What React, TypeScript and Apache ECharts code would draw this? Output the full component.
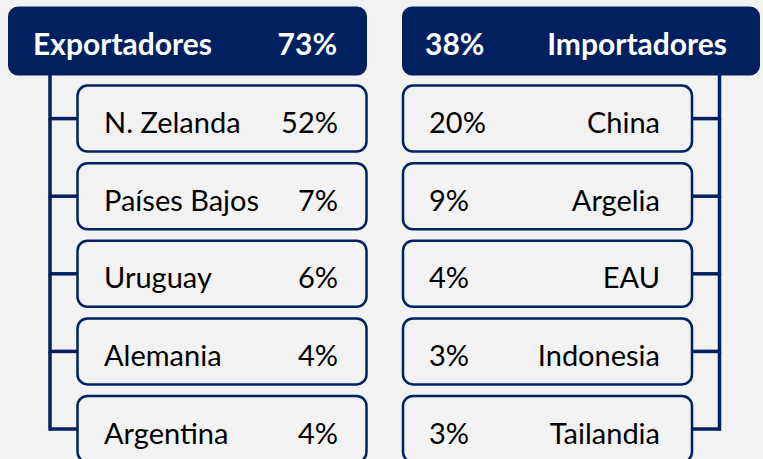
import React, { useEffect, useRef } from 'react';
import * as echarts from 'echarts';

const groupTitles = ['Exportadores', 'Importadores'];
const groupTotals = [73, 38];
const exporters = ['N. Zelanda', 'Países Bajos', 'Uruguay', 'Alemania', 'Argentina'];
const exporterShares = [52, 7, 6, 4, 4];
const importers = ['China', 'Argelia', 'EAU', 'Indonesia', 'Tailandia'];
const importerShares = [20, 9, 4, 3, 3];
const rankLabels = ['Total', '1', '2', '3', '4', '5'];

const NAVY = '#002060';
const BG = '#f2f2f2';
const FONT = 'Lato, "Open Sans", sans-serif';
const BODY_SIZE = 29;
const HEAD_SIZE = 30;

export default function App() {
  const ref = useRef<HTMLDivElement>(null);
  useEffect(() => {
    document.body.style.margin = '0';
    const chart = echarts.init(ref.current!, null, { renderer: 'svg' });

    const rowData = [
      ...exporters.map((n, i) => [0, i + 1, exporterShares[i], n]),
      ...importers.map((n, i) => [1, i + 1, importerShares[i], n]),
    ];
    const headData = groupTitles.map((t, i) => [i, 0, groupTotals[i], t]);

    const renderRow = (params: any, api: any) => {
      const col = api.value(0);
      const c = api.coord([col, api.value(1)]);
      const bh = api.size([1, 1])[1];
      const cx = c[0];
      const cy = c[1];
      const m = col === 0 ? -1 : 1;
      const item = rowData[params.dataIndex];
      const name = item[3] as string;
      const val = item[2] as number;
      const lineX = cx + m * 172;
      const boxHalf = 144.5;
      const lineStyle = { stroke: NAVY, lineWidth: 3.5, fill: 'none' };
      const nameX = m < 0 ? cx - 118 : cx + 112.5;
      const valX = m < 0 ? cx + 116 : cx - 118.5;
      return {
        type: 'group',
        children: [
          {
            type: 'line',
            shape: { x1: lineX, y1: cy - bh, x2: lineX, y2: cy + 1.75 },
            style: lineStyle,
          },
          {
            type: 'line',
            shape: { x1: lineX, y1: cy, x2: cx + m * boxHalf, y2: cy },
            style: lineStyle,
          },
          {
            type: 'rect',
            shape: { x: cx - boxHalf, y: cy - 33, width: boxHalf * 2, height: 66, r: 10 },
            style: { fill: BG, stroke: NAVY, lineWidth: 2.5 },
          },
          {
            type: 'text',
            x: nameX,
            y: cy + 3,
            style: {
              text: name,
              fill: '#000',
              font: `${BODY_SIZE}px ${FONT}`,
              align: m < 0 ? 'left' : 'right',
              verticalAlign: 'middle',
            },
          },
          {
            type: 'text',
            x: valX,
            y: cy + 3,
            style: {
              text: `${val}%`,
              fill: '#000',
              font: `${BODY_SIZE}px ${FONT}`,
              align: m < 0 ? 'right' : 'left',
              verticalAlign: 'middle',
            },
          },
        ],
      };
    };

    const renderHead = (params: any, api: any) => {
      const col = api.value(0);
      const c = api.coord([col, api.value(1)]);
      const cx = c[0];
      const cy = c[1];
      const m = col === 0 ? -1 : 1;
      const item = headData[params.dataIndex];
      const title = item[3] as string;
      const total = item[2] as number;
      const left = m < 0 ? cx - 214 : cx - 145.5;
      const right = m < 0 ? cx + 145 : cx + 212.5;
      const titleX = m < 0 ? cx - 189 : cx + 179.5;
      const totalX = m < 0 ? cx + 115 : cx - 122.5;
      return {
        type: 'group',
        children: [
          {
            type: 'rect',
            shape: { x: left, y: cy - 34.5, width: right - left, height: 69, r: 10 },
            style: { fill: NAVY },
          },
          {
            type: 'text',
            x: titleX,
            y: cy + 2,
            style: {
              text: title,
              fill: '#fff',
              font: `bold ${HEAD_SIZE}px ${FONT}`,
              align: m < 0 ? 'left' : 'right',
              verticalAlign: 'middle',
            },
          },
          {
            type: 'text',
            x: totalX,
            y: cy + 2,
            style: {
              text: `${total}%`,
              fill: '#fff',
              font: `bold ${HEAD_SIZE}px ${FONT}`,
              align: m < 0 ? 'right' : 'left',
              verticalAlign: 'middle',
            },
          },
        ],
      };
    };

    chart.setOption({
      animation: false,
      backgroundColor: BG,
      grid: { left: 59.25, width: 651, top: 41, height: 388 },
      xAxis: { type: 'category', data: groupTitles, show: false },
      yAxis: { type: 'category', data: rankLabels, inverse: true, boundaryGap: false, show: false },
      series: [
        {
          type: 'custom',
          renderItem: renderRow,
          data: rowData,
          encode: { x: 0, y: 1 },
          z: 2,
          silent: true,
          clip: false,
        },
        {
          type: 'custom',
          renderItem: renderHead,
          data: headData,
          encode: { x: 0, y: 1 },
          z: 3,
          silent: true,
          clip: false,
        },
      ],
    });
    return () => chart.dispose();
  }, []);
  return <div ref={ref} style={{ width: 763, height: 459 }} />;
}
⁂
### Exercise aim
Set the listing down in full and exactly. Pictures within it should not appear in the copy.

### Exercise answer
What React, TypeScript and Apache ECharts code would draw this? Output the full component.
import React, { useEffect, useRef } from 'react';
import * as echarts from 'echarts';

const groupTitles = ['Exportadores', 'Importadores'];
const groupTotals = [73, 38];
const exporters = ['N. Zelanda', 'Países Bajos', 'Uruguay', 'Alemania', 'Argentina'];
const exporterShares = [52, 7, 6, 4, 4];
const importers = ['China', 'Argelia', 'EAU', 'Indonesia', 'Tailandia'];
const importerShares = [20, 9, 4, 3, 3];
const rankLabels = ['Total', '1', '2', '3', '4', '5'];

const NAVY = '#002060';
const BG = '#f2f2f2';
const FONT = 'Lato, "Open Sans", sans-serif';
const BODY_SIZE = 29;
const HEAD_SIZE = 30;

export default function App() {
  const ref = useRef<HTMLDivElement>(null);
  useEffect(() => {
    document.body.style.margin = '0';
    const chart = echarts.init(ref.current!, null, { renderer: 'svg' });

    const rowData = [
      ...exporters.map((n, i) => [0, i + 1, exporterShares[i], n]),
      ...importers.map((n, i) => [1, i + 1, importerShares[i], n]),
    ];
    const headData = groupTitles.map((t, i) => [i, 0, groupTotals[i], t]);

    const renderRow = (params: any, api: any) => {
      const col = api.value(0);
      const c = api.coord([col, api.value(1)]);
      const bh = api.size([1, 1])[1];
      const cx = c[0];
      const cy = c[1];
      const m = col === 0 ? -1 : 1;
      const item = rowData[params.dataIndex];
      const name = item[3] as string;
      const val = item[2] as number;
      const lineX = cx + m * 172;
      const boxHalf = 144.5;
      const lineStyle = { stroke: NAVY, lineWidth: 3.5, fill: 'none' };
      const nameX = m < 0 ? cx - 118 : cx + 112.5;
      const valX = m < 0 ? cx + 116 : cx - 118.5;
      return {
        type: 'group',
        children: [
          {
            type: 'line',
            shape: { x1: lineX, y1: cy - bh, x2: lineX, y2: cy + 1.75 },
            style: lineStyle,
          },
          {
            type: 'line',
            shape: { x1: lineX, y1: cy, x2: cx + m * boxHalf, y2: cy },
            style: lineStyle,
          },
          {
            type: 'rect',
            shape: { x: cx - boxHalf, y: cy - 33, width: boxHalf * 2, height: 66, r: 10 },
            style: { fill: BG, stroke: NAVY, lineWidth: 2.5 },
          },
          {
            type: 'text',
            x: nameX,
            y: cy + 3,
            style: {
              text: name,
              fill: '#000',
              font: `${BODY_SIZE}px ${FONT}`,
              align: m < 0 ? 'left' : 'right',
              verticalAlign: 'middle',
            },
          },
          {
            type: 'text',
            x: valX,
            y: cy + 3,
            style: {
              text: `${val}%`,
              fill: '#000',
              font: `${BODY_SIZE}px ${FONT}`,
              align: m < 0 ? 'right' : 'left',
              verticalAlign: 'middle',
            },
          },
        ],
      };
    };

    const renderHead = (params: any, api: any) => {
      const col = api.value(0);
      const c = api.coord([col, api.value(1)]);
      const cx = c[0];
      const cy = c[1];
      const m = col === 0 ? -1 : 1;
      const item = headData[params.dataIndex];
      const title = item[3] as string;
      const total = item[2] as number;
      const left = m < 0 ? cx - 214 : cx - 145.5;
      const right = m < 0 ? cx + 145 : cx + 212.5;
      const titleX = m < 0 ? cx - 189 : cx + 179.5;
      const totalX = m < 0 ? cx + 115 : cx - 122.5;
      return {
        type: 'group',
        children: [
          {
            type: 'rect',
            shape: { x: left, y: cy - 34.5, width: right - left, height: 69, r: 10 },
            style: { fill: NAVY },
          },
          {
            type: 'text',
            x: titleX,
            y: cy + 2,
            style: {
              text: title,
              fill: '#fff',
              font: `bold ${HEAD_SIZE}px ${FONT}`,
              align: m < 0 ? 'left' : 'right',
              verticalAlign: 'middle',
            },
          },
          {
            type: 'text',
            x: totalX,
            y: cy + 2,
            style: {
              text: `${total}%`,
              fill: '#fff',
              font: `bold ${HEAD_SIZE}px ${FONT}`,
              align: m < 0 ? 'right' : 'left',
              verticalAlign: 'middle',
            },
          },
        ],
      };
    };

    chart.setOption({
      animation: false,
      backgroundColor: BG,
      grid: { left: 59.25, width: 651, top: 41, height: 388 },
      xAxis: { type: 'category', data: groupTitles, show: false },
      yAxis: { type: 'category', data: rankLabels, inverse: true, boundaryGap: false, show: false },
      series: [
        {
          type: 'custom',
          renderItem: renderRow,
          data: rowData,
          encode: { x: 0, y: 1 },
          z: 2,
          silent: true,
          clip: false,
        },
        {
          type: 'custom',
          renderItem: renderHead,
          data: headData,
          encode: { x: 0, y: 1 },
          z: 3,
          silent: true,
          clip: false,
        },
      ],
    });
    return () => chart.dispose();
  }, []);
  return <div ref={ref} style={{ width: 763, height: 459 }} />;
}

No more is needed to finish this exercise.